-- Records to process --
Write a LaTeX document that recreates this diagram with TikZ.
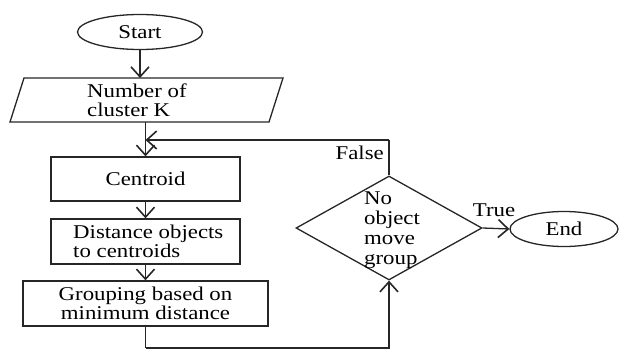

...

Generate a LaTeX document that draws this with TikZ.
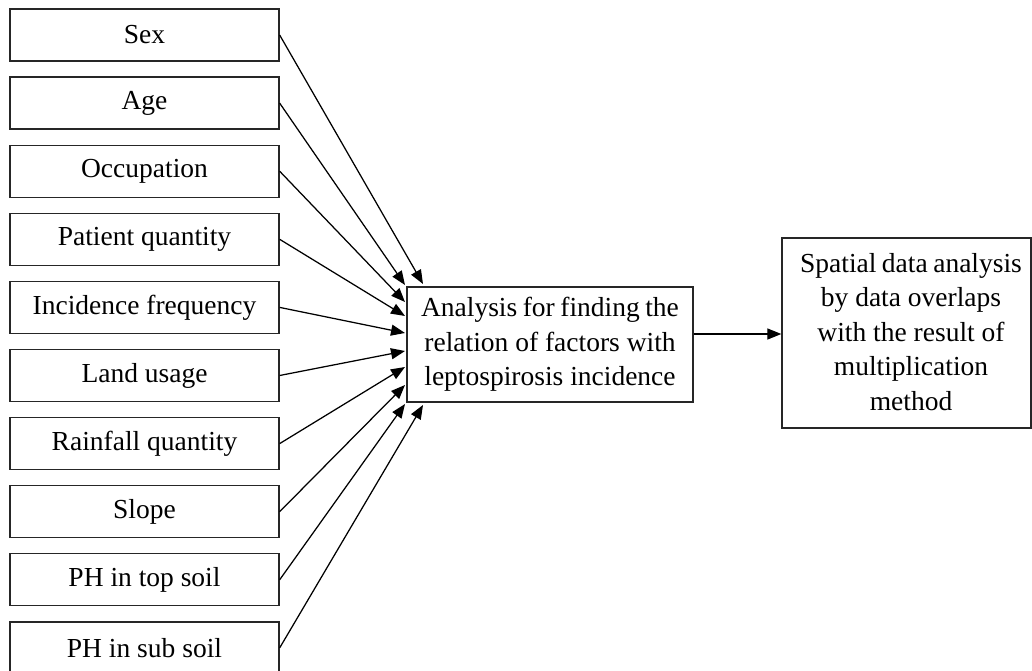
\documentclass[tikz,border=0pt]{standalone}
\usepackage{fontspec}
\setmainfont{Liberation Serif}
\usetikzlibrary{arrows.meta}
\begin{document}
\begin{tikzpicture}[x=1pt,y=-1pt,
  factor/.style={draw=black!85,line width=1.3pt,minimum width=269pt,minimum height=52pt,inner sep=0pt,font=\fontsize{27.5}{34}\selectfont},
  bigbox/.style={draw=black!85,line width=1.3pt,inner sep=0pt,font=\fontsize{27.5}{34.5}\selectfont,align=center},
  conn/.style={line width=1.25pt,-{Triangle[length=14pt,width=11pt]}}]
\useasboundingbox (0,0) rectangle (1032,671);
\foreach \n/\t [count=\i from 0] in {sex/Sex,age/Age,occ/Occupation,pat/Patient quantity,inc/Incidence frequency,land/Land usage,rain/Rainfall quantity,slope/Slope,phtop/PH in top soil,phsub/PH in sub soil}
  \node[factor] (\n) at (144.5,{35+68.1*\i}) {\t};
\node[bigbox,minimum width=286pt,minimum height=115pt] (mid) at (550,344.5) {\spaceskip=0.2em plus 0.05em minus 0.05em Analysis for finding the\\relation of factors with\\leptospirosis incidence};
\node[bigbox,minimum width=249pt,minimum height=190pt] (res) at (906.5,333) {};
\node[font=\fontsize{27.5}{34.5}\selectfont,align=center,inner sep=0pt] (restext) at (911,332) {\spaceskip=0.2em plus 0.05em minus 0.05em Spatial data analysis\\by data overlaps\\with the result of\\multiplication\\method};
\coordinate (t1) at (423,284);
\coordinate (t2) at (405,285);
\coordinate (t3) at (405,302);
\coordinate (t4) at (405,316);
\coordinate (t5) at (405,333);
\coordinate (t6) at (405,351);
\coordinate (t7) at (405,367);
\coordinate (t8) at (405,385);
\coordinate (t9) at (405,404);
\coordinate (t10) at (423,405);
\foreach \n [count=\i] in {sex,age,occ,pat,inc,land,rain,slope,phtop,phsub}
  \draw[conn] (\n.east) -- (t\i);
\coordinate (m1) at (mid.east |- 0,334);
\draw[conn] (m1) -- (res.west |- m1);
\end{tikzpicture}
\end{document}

* * *

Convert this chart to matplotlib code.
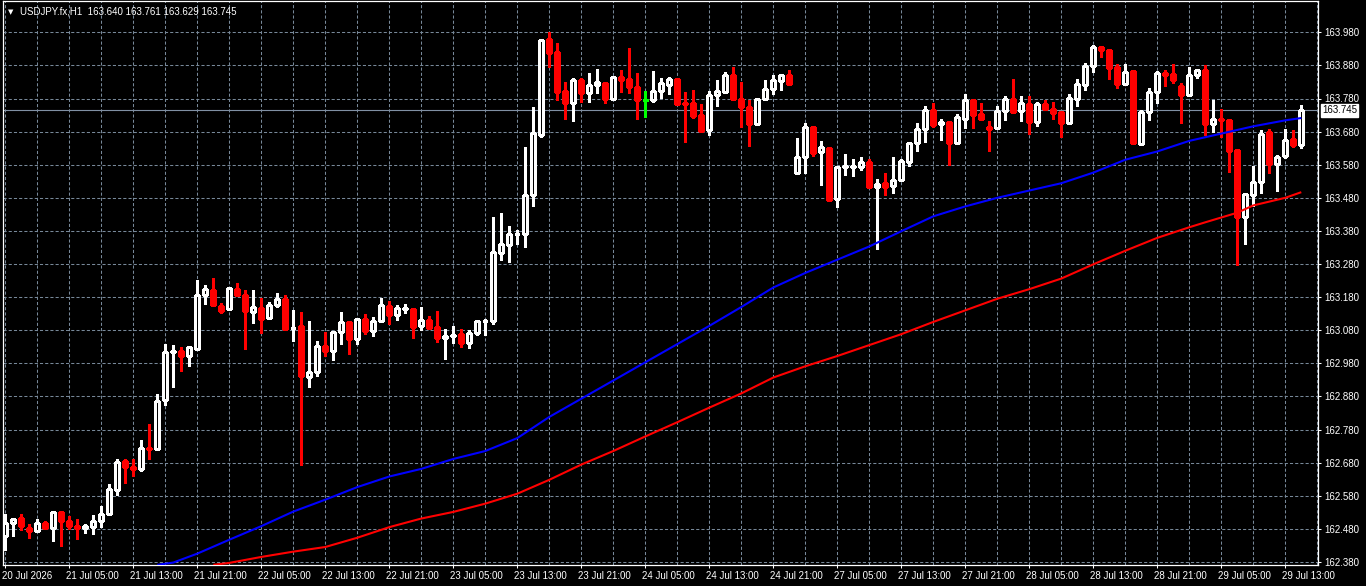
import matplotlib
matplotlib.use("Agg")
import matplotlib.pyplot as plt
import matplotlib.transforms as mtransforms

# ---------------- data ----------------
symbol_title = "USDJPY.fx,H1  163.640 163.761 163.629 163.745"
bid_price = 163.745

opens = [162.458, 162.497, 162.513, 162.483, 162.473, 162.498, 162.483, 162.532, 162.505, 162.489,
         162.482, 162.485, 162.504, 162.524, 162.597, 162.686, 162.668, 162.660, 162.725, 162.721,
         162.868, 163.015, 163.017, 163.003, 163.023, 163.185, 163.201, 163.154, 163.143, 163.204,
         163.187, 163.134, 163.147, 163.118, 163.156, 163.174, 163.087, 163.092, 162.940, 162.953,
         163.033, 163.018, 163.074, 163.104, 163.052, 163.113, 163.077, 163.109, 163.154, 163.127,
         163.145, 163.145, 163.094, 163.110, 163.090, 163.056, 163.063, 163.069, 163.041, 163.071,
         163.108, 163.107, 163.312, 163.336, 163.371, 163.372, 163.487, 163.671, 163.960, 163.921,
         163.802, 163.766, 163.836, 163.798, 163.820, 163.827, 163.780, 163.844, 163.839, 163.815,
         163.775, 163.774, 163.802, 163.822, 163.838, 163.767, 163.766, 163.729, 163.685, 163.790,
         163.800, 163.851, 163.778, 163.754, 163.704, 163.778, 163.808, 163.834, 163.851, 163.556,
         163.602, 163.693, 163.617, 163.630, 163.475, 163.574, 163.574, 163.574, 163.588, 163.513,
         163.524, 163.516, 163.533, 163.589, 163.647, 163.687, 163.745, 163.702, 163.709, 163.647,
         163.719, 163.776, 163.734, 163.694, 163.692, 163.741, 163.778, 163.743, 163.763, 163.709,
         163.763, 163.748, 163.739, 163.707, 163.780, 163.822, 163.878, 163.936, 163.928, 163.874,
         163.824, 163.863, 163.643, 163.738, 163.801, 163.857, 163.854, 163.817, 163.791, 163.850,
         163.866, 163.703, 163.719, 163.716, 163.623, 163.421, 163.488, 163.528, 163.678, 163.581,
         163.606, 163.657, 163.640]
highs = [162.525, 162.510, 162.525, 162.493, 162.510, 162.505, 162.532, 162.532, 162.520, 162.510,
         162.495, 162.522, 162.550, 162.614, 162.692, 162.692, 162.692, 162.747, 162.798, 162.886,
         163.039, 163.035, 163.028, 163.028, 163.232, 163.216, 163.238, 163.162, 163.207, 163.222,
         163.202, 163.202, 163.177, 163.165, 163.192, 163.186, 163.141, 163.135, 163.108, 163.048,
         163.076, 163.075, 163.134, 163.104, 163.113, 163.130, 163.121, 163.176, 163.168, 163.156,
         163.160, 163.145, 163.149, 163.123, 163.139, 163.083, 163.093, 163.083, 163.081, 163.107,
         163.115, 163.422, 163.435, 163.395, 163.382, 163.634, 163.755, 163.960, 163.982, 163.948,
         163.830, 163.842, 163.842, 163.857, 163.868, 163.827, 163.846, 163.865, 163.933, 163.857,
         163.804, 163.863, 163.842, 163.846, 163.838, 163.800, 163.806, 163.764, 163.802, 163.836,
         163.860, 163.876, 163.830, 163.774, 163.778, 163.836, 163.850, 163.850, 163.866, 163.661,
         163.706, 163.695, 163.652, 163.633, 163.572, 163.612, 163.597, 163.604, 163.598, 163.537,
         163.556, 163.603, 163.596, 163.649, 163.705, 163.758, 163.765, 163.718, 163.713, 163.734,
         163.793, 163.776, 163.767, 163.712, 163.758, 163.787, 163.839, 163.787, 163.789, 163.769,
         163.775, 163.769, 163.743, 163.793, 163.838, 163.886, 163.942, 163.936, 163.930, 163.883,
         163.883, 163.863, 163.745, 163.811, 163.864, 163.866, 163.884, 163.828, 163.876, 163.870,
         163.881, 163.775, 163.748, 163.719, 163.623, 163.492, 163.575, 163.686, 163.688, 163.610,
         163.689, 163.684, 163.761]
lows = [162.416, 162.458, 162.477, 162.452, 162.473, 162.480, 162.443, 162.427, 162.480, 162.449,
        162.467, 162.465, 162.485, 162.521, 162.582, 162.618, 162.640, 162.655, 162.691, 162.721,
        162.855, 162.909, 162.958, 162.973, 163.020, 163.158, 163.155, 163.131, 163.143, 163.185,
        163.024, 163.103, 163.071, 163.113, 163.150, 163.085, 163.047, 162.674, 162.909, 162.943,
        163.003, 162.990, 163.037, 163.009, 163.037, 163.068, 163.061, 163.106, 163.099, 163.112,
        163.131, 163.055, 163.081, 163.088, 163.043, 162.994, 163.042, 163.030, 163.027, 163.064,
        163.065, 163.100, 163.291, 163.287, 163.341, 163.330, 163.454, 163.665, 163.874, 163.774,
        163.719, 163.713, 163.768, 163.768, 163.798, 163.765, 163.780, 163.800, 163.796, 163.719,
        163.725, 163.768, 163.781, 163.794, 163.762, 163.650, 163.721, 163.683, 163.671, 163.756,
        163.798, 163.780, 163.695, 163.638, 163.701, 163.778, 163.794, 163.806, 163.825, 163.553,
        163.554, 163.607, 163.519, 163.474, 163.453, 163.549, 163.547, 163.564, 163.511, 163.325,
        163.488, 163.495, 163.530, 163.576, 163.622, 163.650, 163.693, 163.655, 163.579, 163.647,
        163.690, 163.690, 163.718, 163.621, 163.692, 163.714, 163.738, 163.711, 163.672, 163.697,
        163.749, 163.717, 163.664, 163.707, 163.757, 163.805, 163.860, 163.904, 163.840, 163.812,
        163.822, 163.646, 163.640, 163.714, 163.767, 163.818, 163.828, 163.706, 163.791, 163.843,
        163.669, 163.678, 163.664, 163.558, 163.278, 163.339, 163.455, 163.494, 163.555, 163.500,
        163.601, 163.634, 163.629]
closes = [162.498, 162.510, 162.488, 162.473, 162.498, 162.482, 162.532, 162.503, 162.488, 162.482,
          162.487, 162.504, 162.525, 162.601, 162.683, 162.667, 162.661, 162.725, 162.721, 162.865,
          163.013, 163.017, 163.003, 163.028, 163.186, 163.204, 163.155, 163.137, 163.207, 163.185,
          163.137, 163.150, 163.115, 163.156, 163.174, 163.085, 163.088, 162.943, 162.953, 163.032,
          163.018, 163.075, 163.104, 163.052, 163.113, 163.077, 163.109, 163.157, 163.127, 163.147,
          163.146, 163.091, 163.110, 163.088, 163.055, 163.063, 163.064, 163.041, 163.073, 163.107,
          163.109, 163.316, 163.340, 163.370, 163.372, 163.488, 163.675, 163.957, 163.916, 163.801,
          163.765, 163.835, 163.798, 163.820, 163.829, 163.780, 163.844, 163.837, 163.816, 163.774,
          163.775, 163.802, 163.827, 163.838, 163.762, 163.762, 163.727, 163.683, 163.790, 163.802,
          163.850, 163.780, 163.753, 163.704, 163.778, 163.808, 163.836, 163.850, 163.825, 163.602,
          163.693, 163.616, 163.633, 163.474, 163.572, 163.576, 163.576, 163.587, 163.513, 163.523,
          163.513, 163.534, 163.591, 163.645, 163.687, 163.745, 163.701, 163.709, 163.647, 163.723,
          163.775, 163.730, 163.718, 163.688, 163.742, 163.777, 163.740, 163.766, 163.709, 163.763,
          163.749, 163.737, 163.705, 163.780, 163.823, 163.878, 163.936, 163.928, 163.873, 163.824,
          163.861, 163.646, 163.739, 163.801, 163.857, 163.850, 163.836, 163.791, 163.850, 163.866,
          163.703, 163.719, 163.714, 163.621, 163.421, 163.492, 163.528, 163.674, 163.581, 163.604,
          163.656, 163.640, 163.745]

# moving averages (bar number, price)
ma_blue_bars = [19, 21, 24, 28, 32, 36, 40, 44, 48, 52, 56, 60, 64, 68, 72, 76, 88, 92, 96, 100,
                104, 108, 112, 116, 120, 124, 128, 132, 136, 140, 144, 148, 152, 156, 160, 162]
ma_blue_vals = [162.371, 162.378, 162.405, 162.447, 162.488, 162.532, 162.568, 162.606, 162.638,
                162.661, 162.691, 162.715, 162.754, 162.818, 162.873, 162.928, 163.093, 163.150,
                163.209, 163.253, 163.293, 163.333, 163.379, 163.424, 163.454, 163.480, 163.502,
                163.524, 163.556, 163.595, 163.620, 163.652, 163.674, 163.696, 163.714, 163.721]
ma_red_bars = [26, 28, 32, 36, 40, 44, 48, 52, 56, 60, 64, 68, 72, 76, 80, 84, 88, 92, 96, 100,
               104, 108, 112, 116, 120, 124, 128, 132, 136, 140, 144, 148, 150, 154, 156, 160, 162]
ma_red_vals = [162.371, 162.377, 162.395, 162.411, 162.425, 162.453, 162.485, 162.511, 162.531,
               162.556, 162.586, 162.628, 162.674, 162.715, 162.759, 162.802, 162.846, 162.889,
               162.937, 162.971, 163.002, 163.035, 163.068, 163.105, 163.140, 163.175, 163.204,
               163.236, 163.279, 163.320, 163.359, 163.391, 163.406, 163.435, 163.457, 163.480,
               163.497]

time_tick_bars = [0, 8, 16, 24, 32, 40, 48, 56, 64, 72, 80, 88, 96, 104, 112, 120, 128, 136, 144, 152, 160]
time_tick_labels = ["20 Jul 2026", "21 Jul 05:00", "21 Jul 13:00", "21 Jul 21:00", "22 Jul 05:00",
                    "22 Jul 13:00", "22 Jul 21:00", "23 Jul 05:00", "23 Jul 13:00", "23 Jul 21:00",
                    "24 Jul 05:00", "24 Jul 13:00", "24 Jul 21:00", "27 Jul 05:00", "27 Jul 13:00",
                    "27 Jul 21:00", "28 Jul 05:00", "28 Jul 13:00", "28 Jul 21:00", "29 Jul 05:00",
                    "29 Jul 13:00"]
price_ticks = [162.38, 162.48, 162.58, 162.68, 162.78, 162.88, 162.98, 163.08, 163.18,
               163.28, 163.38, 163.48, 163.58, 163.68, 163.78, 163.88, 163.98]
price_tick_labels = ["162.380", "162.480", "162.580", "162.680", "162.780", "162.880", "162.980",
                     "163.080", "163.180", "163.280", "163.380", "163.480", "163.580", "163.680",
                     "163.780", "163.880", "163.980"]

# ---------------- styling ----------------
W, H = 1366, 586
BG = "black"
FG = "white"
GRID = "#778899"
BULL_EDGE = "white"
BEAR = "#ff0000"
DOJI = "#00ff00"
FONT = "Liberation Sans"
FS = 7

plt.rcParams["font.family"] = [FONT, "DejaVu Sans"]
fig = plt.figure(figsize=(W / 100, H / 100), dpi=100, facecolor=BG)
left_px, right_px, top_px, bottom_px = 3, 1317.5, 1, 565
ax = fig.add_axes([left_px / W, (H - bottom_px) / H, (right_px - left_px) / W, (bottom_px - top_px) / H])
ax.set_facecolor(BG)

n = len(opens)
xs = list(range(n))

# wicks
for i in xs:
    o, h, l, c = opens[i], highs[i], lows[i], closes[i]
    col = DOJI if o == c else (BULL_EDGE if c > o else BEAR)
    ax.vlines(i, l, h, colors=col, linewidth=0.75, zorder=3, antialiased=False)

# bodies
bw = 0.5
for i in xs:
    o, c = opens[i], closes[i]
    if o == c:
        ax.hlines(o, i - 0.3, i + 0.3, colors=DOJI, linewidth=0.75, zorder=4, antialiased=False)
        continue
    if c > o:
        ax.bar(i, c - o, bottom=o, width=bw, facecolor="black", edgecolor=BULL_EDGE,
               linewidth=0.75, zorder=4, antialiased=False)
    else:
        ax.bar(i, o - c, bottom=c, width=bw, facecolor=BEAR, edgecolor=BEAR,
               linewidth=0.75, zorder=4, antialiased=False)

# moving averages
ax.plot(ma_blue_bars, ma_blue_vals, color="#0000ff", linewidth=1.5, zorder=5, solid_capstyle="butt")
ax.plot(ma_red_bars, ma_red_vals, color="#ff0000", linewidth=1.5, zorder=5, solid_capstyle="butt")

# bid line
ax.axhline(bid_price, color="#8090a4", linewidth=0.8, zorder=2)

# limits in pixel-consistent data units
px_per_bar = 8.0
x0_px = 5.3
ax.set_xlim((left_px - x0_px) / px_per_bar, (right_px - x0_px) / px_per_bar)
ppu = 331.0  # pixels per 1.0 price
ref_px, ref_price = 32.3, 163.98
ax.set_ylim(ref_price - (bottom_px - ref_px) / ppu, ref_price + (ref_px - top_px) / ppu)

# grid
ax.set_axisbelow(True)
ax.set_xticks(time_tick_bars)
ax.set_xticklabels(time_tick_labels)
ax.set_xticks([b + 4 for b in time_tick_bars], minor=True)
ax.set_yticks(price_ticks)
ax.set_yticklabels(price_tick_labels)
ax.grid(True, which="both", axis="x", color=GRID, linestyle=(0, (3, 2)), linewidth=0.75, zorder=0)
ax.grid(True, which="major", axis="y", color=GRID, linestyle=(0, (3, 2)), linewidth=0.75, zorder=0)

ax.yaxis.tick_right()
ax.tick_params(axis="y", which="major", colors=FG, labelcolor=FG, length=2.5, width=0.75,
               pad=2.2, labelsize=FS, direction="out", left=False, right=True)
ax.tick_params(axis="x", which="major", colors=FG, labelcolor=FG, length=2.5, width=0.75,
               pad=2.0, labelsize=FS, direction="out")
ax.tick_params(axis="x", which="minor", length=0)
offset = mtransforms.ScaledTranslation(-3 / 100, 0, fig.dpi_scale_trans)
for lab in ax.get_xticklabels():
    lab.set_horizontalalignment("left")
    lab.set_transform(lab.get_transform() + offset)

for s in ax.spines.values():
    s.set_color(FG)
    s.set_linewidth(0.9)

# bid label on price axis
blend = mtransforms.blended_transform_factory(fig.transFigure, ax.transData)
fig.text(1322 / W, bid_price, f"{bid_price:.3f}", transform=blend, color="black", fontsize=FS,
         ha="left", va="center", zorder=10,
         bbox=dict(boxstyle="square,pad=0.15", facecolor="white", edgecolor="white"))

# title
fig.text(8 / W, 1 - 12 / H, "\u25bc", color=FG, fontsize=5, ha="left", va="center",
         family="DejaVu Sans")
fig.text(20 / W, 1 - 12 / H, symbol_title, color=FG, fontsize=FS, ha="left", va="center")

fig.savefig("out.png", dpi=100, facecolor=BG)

-- Exercise --
Print everything from the line with "Convert this chart to matplotlib code." down to the line with "bid_price = 163.745", both included, exactly as written and without the pictures.

-- Result of the exercise --
Convert this chart to matplotlib code.
import matplotlib
matplotlib.use("Agg")
import matplotlib.pyplot as plt
import matplotlib.transforms as mtransforms

# ---------------- data ----------------
symbol_title = "USDJPY.fx,H1  163.640 163.761 163.629 163.745"
bid_price = 163.745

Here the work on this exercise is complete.